Repeat every entry word for word, skipping the pictures.
╔══
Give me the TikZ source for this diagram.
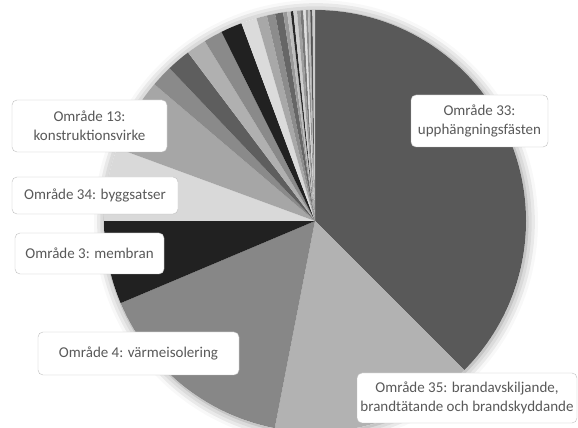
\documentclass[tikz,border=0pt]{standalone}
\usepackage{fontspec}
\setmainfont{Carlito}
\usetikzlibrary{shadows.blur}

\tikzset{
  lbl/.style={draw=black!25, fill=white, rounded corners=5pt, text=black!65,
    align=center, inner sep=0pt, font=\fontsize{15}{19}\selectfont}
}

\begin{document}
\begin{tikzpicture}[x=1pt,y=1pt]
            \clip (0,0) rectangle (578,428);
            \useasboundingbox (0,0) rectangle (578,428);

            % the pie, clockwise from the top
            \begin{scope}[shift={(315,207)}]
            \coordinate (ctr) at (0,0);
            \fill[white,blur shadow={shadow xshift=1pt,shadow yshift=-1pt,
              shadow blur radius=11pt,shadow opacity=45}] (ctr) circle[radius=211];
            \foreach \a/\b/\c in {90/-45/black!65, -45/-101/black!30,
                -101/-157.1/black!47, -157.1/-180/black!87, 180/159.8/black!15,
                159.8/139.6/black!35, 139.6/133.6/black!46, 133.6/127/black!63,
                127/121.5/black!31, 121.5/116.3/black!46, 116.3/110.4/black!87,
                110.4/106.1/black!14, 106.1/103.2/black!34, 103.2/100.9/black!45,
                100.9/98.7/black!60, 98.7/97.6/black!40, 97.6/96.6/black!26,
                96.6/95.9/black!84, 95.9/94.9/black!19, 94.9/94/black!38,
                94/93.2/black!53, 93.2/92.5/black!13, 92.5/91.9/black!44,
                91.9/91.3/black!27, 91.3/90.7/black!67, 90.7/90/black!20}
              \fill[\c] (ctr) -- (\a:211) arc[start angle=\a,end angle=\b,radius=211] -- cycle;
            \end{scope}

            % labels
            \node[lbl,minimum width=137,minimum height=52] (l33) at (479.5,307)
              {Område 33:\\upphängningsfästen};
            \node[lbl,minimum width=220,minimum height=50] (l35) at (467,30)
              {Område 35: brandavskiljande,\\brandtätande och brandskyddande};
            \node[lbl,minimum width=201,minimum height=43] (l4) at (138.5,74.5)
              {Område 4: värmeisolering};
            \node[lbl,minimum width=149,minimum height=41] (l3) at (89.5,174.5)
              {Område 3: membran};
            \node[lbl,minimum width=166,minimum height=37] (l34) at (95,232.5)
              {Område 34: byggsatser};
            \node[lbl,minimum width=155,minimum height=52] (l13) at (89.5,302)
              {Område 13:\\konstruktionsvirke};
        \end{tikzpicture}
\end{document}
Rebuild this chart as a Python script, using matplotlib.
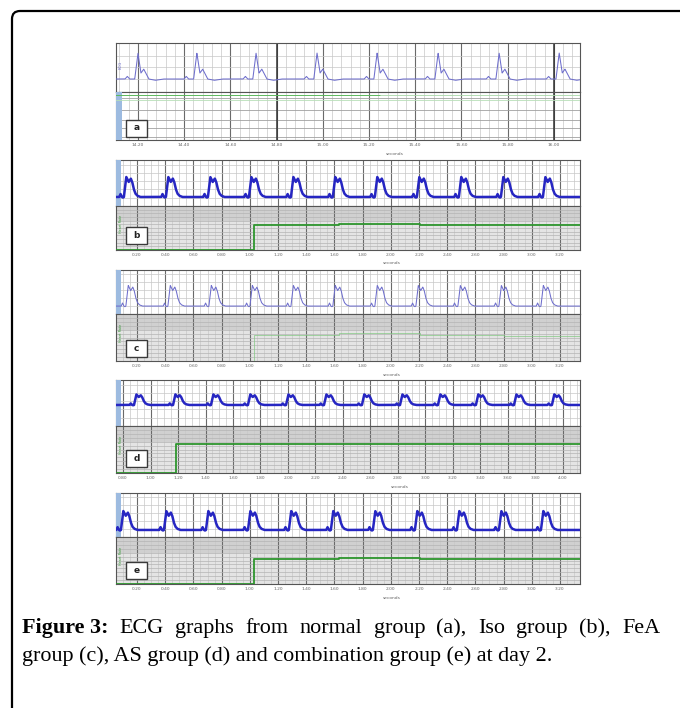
╚══
COMPLETE OUTPUT:
Give me the TikZ source for this diagram.
\documentclass[tikz,border=0pt]{standalone}
\usepackage{fontspec}
\setmainfont{Carlito}
\usetikzlibrary{shadows.blur}

\tikzset{
  lbl/.style={draw=black!25, fill=white, rounded corners=5pt, text=black!65,
    align=center, inner sep=0pt, font=\fontsize{15}{19}\selectfont}
}

\begin{document}
\begin{tikzpicture}[x=1pt,y=1pt]
            \clip (0,0) rectangle (578,428);
            \useasboundingbox (0,0) rectangle (578,428);

            % the pie, clockwise from the top
            \begin{scope}[shift={(315,207)}]
            \coordinate (ctr) at (0,0);
            \fill[white,blur shadow={shadow xshift=1pt,shadow yshift=-1pt,
              shadow blur radius=11pt,shadow opacity=45}] (ctr) circle[radius=211];
            \foreach \a/\b/\c in {90/-45/black!65, -45/-101/black!30,
                -101/-157.1/black!47, -157.1/-180/black!87, 180/159.8/black!15,
                159.8/139.6/black!35, 139.6/133.6/black!46, 133.6/127/black!63,
                127/121.5/black!31, 121.5/116.3/black!46, 116.3/110.4/black!87,
                110.4/106.1/black!14, 106.1/103.2/black!34, 103.2/100.9/black!45,
                100.9/98.7/black!60, 98.7/97.6/black!40, 97.6/96.6/black!26,
                96.6/95.9/black!84, 95.9/94.9/black!19, 94.9/94/black!38,
                94/93.2/black!53, 93.2/92.5/black!13, 92.5/91.9/black!44,
                91.9/91.3/black!27, 91.3/90.7/black!67, 90.7/90/black!20}
              \fill[\c] (ctr) -- (\a:211) arc[start angle=\a,end angle=\b,radius=211] -- cycle;
            \end{scope}

            % labels
            \node[lbl,minimum width=137,minimum height=52] (l33) at (479.5,307)
              {Område 33:\\upphängningsfästen};
            \node[lbl,minimum width=220,minimum height=50] (l35) at (467,30)
              {Område 35: brandavskiljande,\\brandtätande och brandskyddande};
            \node[lbl,minimum width=201,minimum height=43] (l4) at (138.5,74.5)
              {Område 4: värmeisolering};
            \node[lbl,minimum width=149,minimum height=41] (l3) at (89.5,174.5)
              {Område 3: membran};
            \node[lbl,minimum width=166,minimum height=37] (l34) at (95,232.5)
              {Område 34: byggsatser};
            \node[lbl,minimum width=155,minimum height=52] (l13) at (89.5,302)
              {Område 13:\\konstruktionsvirke};
        \end{tikzpicture}
\end{document}
Rebuild this chart as a Python script, using matplotlib.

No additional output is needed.